What you are asked to do ->
Retype the data exactly, from its first line to the line containing "var cernRes = [3.58, 2.86, 2.80, 2.44, 2.20, 1.87];", including both, and skip any picture.

Information supplied ->
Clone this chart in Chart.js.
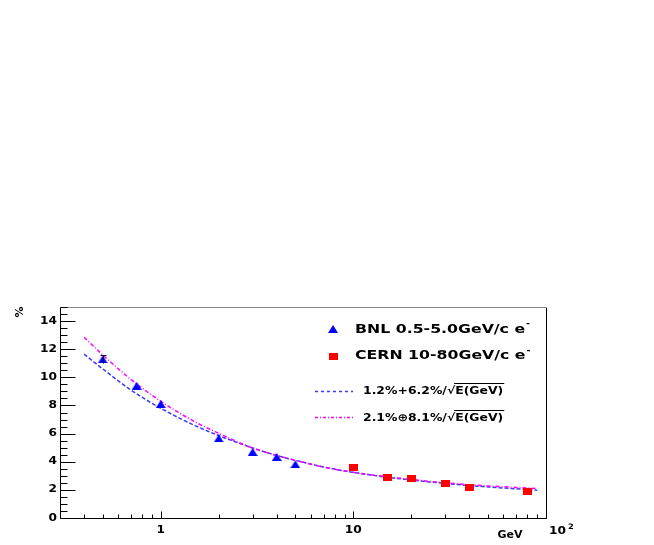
<!DOCTYPE html>
<html>
<head>
<meta charset="utf-8">
<script src="https://cdn.jsdelivr.net/npm/chart.js@4/dist/chart.umd.min.js"></script>
<style>body{margin:0;background:#fff}</style>
</head>
<body>
<canvas id="mycanvas" width="654" height="545"></canvas>
<script>
// measured points
var bnlE = [0.5, 0.75, 1, 2, 3, 4, 5];
var bnlRes = [11.28, 9.40, 8.10, 5.66, 4.69, 4.34, 3.82];
var bnlErr = [0.3, 0, 0, 0, 0, 0, 0];
var cernE = [10, 15, 20, 30, 40, 80];
var cernRes = [3.58, 2.86, 2.80, 2.44, 2.20, 1.87];

// fit curves
var fitE = [0.4, 0.5, 0.7, 1, 1.5, 2, 3, 4, 5, 7, 10, 15, 20, 30, 50, 90];
var fitLin = [11.65, 10.6, 9.1, 7.8, 6.58, 5.86, 4.98, 4.45, 4.1, 3.63, 3.24, 2.9, 2.7, 2.46, 2.21, 1.98];
var fitQuad = [12.85, 11.6, 9.85, 8.3, 6.85, 6.02, 4.97, 4.45, 4.1, 3.62, 3.25, 2.93, 2.74, 2.5, 2.28, 2.1];

var yTicks = [0, 2, 4, 6, 8, 10, 12, 14];
var yMinorStep = 0.5;
var xMajor = [1, 10, 100];
var xMinor = [0.4, 0.5, 0.6, 0.7, 0.8, 0.9, 2, 3, 4, 5, 6, 7, 8, 9, 20, 30, 40, 50, 60, 70, 80, 90];

var labels = ["BNL 0.5-5.0GeV/c e", "CERN 10-80GeV/c e", "1.2%+6.2%/\u221AE(GeV)", "2.1%\u22958.1%/\u221AE(GeV)"];

var FONT = '"DejaVu Sans", sans-serif';
var BLUE = '#3a3aff', MAGENTA = '#ff00ff';

function pts(xs, ys) {
	var out = [];
	for (var i in xs) out.push({x: xs[i], y: ys[i]});
	return out;
}

function markerImg(kind, w, h, color) {
	var c = document.createElement('canvas');
	c.width = w; c.height = h;
	var g = c.getContext('2d');
	g.fillStyle = color;
	if (kind == 'tri') {
		g.beginPath();
		g.moveTo(w / 2, 0); g.lineTo(w, h); g.lineTo(0, h);
		g.closePath(); g.fill();
	} else {
		g.fillRect(0, 0, w, h);
	}
	return c;
}

var triImg = markerImg('tri', 10, 8, '#0000ff');
var sqImg = markerImg('sq', 9, 7, '#ff0000');

// stretched bold text, returns drawn width
function txt(ctx, s, x, y, size, sx, align) {
	ctx.save();
	ctx.font = 'bold ' + size + 'px ' + FONT;
	var w = ctx.measureText(s).width * sx;
	if (align == 'right') x -= w;
	else if (align == 'center') x -= w / 2;
	ctx.translate(x, y);
	ctx.scale(sx, 1);
	ctx.textAlign = 'left';
	ctx.textBaseline = 'middle';
	ctx.fillStyle = '#000';
	ctx.fillText(s, 0, 0);
	ctx.restore();
	return w;
}

function hline(ctx, x0, x1, y, color, dash) {
	ctx.save();
	ctx.strokeStyle = color;
	ctx.lineWidth = 1.5;
	ctx.setLineDash(dash);
	ctx.beginPath();
	ctx.moveTo(x0, y); ctx.lineTo(x1, y);
	ctx.stroke();
	ctx.restore();
}

var rootStyle = {
	id: 'rootStyle',
	beforeDraw: function(chart) {
		var c = chart.ctx;
		c.save();
		c.fillStyle = '#fff';
		c.fillRect(0, 0, chart.width, chart.height);
		c.restore();
	},
	afterDraw: function(chart) {
		var c = chart.ctx, a = chart.chartArea;
		var xs = chart.scales.x, ys = chart.scales.y;
		var L = Math.round(a.left) + 0.5, R = Math.round(a.right) + 0.5;
		var T = Math.round(a.top) + 0.5, B = Math.round(a.bottom) + 0.5;
		c.save();
		c.lineWidth = 1;
		c.strokeStyle = '#000';
		c.beginPath();
		c.moveTo(L, T); c.lineTo(L, B); c.lineTo(R, B); c.lineTo(R, T);
		c.stroke();
		c.strokeStyle = '#888';
		c.beginPath(); c.moveTo(L, T); c.lineTo(R, T); c.stroke();

		// y ticks
		c.strokeStyle = '#000';
		c.beginPath();
		for (var v = 0; v <= ys.max; v += yMinorStep) {
			var py = Math.round(ys.getPixelForValue(v)) + 0.5;
			var len = (v % 2 == 0) ? 15 : 7;
			c.moveTo(L, py); c.lineTo(L + len, py);
		}
		// x ticks
		xMajor.forEach(function(e) {
			var px = Math.round(xs.getPixelForValue(e)) + 0.5;
			c.moveTo(px, B); c.lineTo(px, B - 7);
		});
		xMinor.forEach(function(e) {
			var px = Math.round(xs.getPixelForValue(e)) + 0.5;
			c.moveTo(px, B); c.lineTo(px, B - 4);
		});
		c.stroke();

		// error bar on first BNL point
		c.strokeStyle = '#000033';
		c.beginPath();
		for (var i in bnlE) {
			if (!bnlErr[i]) continue;
			var ex = Math.round(xs.getPixelForValue(bnlE[i])) + 0.5;
			var eTop = ys.getPixelForValue(bnlRes[i] + bnlErr[i]);
			var eBot = ys.getPixelForValue(bnlRes[i] - bnlErr[i]);
			c.moveTo(ex, eTop); c.lineTo(ex, eBot);
			c.moveTo(ex - 3, Math.round(eTop) + 0.5); c.lineTo(ex + 3, Math.round(eTop) + 0.5);
		}
		c.stroke();
		c.restore();

		// tick labels
		yTicks.forEach(function(v) {
			txt(c, String(v), 57, ys.getPixelForValue(v), 10, 1.22, 'right');
		});
		txt(c, '1', xs.getPixelForValue(1), 530, 10, 1.22, 'center');
		txt(c, '10', xs.getPixelForValue(10), 530, 10, 1.22, 'center');
		var w10 = txt(c, '10', xs.getPixelForValue(100) + 3, 531, 10, 1.22, 'left');
		txt(c, '2', xs.getPixelForValue(100) + 5 + w10, 527, 7.5, 1.1, 'left');
		txt(c, 'GeV', 510, 535.5, 10.5, 1.05, 'center');

		// y title
		c.save();
		c.translate(20, 312);
		c.rotate(-Math.PI / 2);
		c.font = 'bold 11px ' + FONT;
		c.textAlign = 'center';
		c.textBaseline = 'middle';
		c.fillStyle = '#000';
		c.fillText('%', 0, 0);
		c.restore();

		// legend
		c.drawImage(triImg, 328, 325);
		var w1 = txt(c, labels[0], 355, 329.5, 12.5, 1.26, 'left');
		txt(c, '-', 355 + w1 + 1, 324, 8, 1.2, 'left');
		c.drawImage(sqImg, 329, 353);
		var w2 = txt(c, labels[1], 355, 356, 12.5, 1.26, 'left');
		txt(c, '-', 355 + w2 + 1, 350.5, 8, 1.2, 'left');

		hline(c, 315, 353, 391.5, BLUE, [3, 3]);
		hline(c, 315, 353, 417.5, MAGENTA, [3, 2, 1, 2]);
		var rows = [[labels[2], 391.5, 383], [labels[3], 418, 410]];
		rows.forEach(function(r) {
			var s = r[0];
			var cut = s.indexOf('\u221A') + 1;
			var wAll = txt(c, s, 363, r[1], 10.2, 1.22, 'left');
			c.save();
			c.font = 'bold 10.2px ' + FONT;
			var wPre = c.measureText(s.substring(0, cut)).width * 1.22;
			c.strokeStyle = '#000';
			c.lineWidth = 1;
			c.beginPath();
			c.moveTo(363 + wPre - 1, r[2] + 0.5); c.lineTo(363 + wAll + 1, r[2] + 0.5);
			c.stroke();
			c.restore();
		});
	}
};

var ctx = document.getElementById('mycanvas');

var chartdata = {
	datasets: [
		{
			label: labels[0],
			data: pts(bnlE, bnlRes),
			pointStyle: triImg,
			pointRadius: 5,
			showLine: false
		},
		{
			label: labels[1],
			data: pts(cernE, cernRes),
			pointStyle: sqImg,
			pointRadius: 5,
			showLine: false
		},
		{
			label: labels[3],
			data: pts(fitE, fitQuad),
			showLine: true,
			pointRadius: 0,
			borderColor: MAGENTA,
			borderWidth: 1.5,
			borderDash: [4, 2, 1, 2],
			cubicInterpolationMode: 'monotone',
			fill: false
		},
		{
			label: labels[2],
			data: pts(fitE, fitLin),
			showLine: true,
			pointRadius: 0,
			borderColor: BLUE,
			borderWidth: 1.5,
			borderDash: [4, 2],
			cubicInterpolationMode: 'monotone',
			fill: false
		}
	]
};

var chart = new Chart(ctx, {
	type: 'scatter',
	data: chartdata,
	options: {
		responsive: false,
		animation: false,
		devicePixelRatio: 1,
		layout: { padding: { top: 307, right: 108, left: 0, bottom: 0 } },
		plugins: { legend: { display: false }, tooltip: { enabled: false } },
		scales: {
			x: {
				type: 'logarithmic',
				min: 0.3,
				max: 100,
				grid: { display: false },
				border: { display: false },
				ticks: { display: false },
				afterFit: function(s) { s.height = 27; }
			},
			y: {
				min: 0,
				max: 15,
				grid: { display: false },
				border: { display: false },
				ticks: { display: false },
				afterFit: function(s) { s.width = 60; }
			}
		}
	},
	plugins: [rootStyle]
});
</script>
</body>
</html>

Answer for this exercise ->
Clone this chart in Chart.js.
<!DOCTYPE html>
<html>
<head>
<meta charset="utf-8">
<script src="https://cdn.jsdelivr.net/npm/chart.js@4/dist/chart.umd.min.js"></script>
<style>body{margin:0;background:#fff}</style>
</head>
<body>
<canvas id="mycanvas" width="654" height="545"></canvas>
<script>
// measured points
var bnlE = [0.5, 0.75, 1, 2, 3, 4, 5];
var bnlRes = [11.28, 9.40, 8.10, 5.66, 4.69, 4.34, 3.82];
var bnlErr = [0.3, 0, 0, 0, 0, 0, 0];
var cernE = [10, 15, 20, 30, 40, 80];
var cernRes = [3.58, 2.86, 2.80, 2.44, 2.20, 1.87];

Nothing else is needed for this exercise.